* [What you have to do]
Return the listing below unchanged, minus its pictures.

>> Begin Supplied records

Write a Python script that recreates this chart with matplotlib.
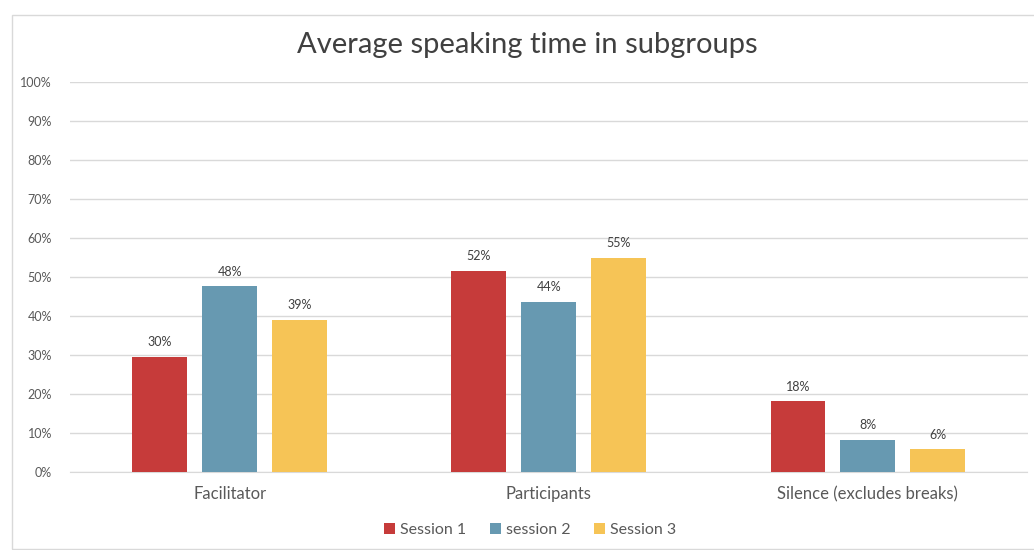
import numpy as np
import matplotlib.pyplot as plt
from matplotlib.patches import Rectangle

categories = ["Facilitator", "Participants", "Silence (excludes breaks)"]
series_names = ["Session 1", "session 2", "Session 3"]
session1 = [29.6, 51.6, 18.1]
session2 = [47.6, 43.6, 8.2]
session3 = [39.0, 55.0, 5.8]
colors = ["#C63B3A", "#6799B1", "#F6C456"]

plt.rcParams['font.family'] = ['Lato', 'DejaVu Sans']
text_col = "#595959"

fig = plt.figure(figsize=(10.34, 5.5), dpi=100)
fig.patches.append(Rectangle((12 / 1034, 0.002), 1.5, 1 - 15 / 550 - 0.002,
                             transform=fig.transFigure, fill=False,
                             edgecolor="#d9d9d9", linewidth=1))
ax = fig.add_axes([70 / 1034, 1 - 472 / 550, 957.5 / 1034, 390 / 550])

x = np.arange(len(categories))
width = 0.172
step = 0.219
for i, (vals, name) in enumerate(zip([session1, session2, session3], series_names)):
    bars = ax.bar(x + (i - 1) * step, vals, width, color=colors[i], label=name, zorder=3)
    for b, v in zip(bars, vals):
        ax.text(b.get_x() + b.get_width() / 2, v + 2.2, f"{v:.0f}%", ha="center",
                va="bottom", fontsize=9, color="#404040")

ax.set_xlim(-0.5, 2.5)
ax.set_ylim(0, 100)
ax.set_yticks(range(0, 101, 10))
ax.set_yticklabels([f"{t}%" for t in range(0, 101, 10)], fontsize=9, color=text_col)
ax.set_xticks(x)
ax.set_xticklabels(categories, fontsize=12, color=text_col)
ax.tick_params(axis="both", length=0)
ax.tick_params(axis="y", pad=13)
ax.tick_params(axis="x", pad=10)
ax.grid(axis="y", color="#d9d9d9", linewidth=1, zorder=0)
for s in ["top", "right", "left"]:
    ax.spines[s].set_visible(False)
ax.spines["bottom"].set_color("#d9d9d9")

fig.text(527 / 1034, 1 - 45 / 550, "Average speaking time in subgroups", ha="center",
         va="center", fontsize=21, color="#404040")

fig.legend(loc="center", bbox_to_anchor=(530 / 1034, 1 - 530 / 550), ncol=3,
           frameon=False, fontsize=11.5, handlelength=0.7, handleheight=0.7,
           handletextpad=0.3, columnspacing=1.5, labelcolor=text_col)

fig.savefig("out.png", dpi=100)
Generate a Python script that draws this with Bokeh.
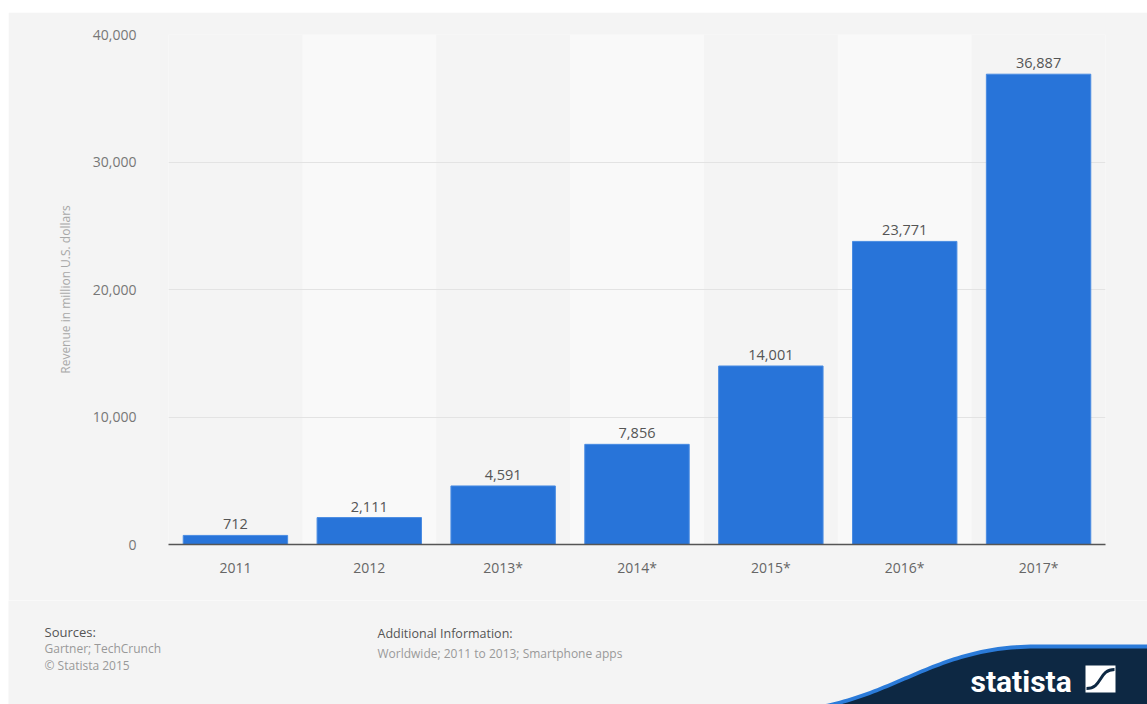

>> End Supplied records

* [The completed task]
Write a Python script that recreates this chart with matplotlib.
import numpy as np
import matplotlib.pyplot as plt
from matplotlib.patches import Rectangle

categories = ["Facilitator", "Participants", "Silence (excludes breaks)"]
series_names = ["Session 1", "session 2", "Session 3"]
session1 = [29.6, 51.6, 18.1]
session2 = [47.6, 43.6, 8.2]
session3 = [39.0, 55.0, 5.8]
colors = ["#C63B3A", "#6799B1", "#F6C456"]

plt.rcParams['font.family'] = ['Lato', 'DejaVu Sans']
text_col = "#595959"

fig = plt.figure(figsize=(10.34, 5.5), dpi=100)
fig.patches.append(Rectangle((12 / 1034, 0.002), 1.5, 1 - 15 / 550 - 0.002,
                             transform=fig.transFigure, fill=False,
                             edgecolor="#d9d9d9", linewidth=1))
ax = fig.add_axes([70 / 1034, 1 - 472 / 550, 957.5 / 1034, 390 / 550])

x = np.arange(len(categories))
width = 0.172
step = 0.219
for i, (vals, name) in enumerate(zip([session1, session2, session3], series_names)):
    bars = ax.bar(x + (i - 1) * step, vals, width, color=colors[i], label=name, zorder=3)
    for b, v in zip(bars, vals):
        ax.text(b.get_x() + b.get_width() / 2, v + 2.2, f"{v:.0f}%", ha="center",
                va="bottom", fontsize=9, color="#404040")

ax.set_xlim(-0.5, 2.5)
ax.set_ylim(0, 100)
ax.set_yticks(range(0, 101, 10))
ax.set_yticklabels([f"{t}%" for t in range(0, 101, 10)], fontsize=9, color=text_col)
ax.set_xticks(x)
ax.set_xticklabels(categories, fontsize=12, color=text_col)
ax.tick_params(axis="both", length=0)
ax.tick_params(axis="y", pad=13)
ax.tick_params(axis="x", pad=10)
ax.grid(axis="y", color="#d9d9d9", linewidth=1, zorder=0)
for s in ["top", "right", "left"]:
    ax.spines[s].set_visible(False)
ax.spines["bottom"].set_color("#d9d9d9")

fig.text(527 / 1034, 1 - 45 / 550, "Average speaking time in subgroups", ha="center",
         va="center", fontsize=21, color="#404040")

fig.legend(loc="center", bbox_to_anchor=(530 / 1034, 1 - 530 / 550), ncol=3,
           frameon=False, fontsize=11.5, handlelength=0.7, handleheight=0.7,
           handletextpad=0.3, columnspacing=1.5, labelcolor=text_col)

fig.savefig("out.png", dpi=100)
Generate a Python script that draws this with Bokeh.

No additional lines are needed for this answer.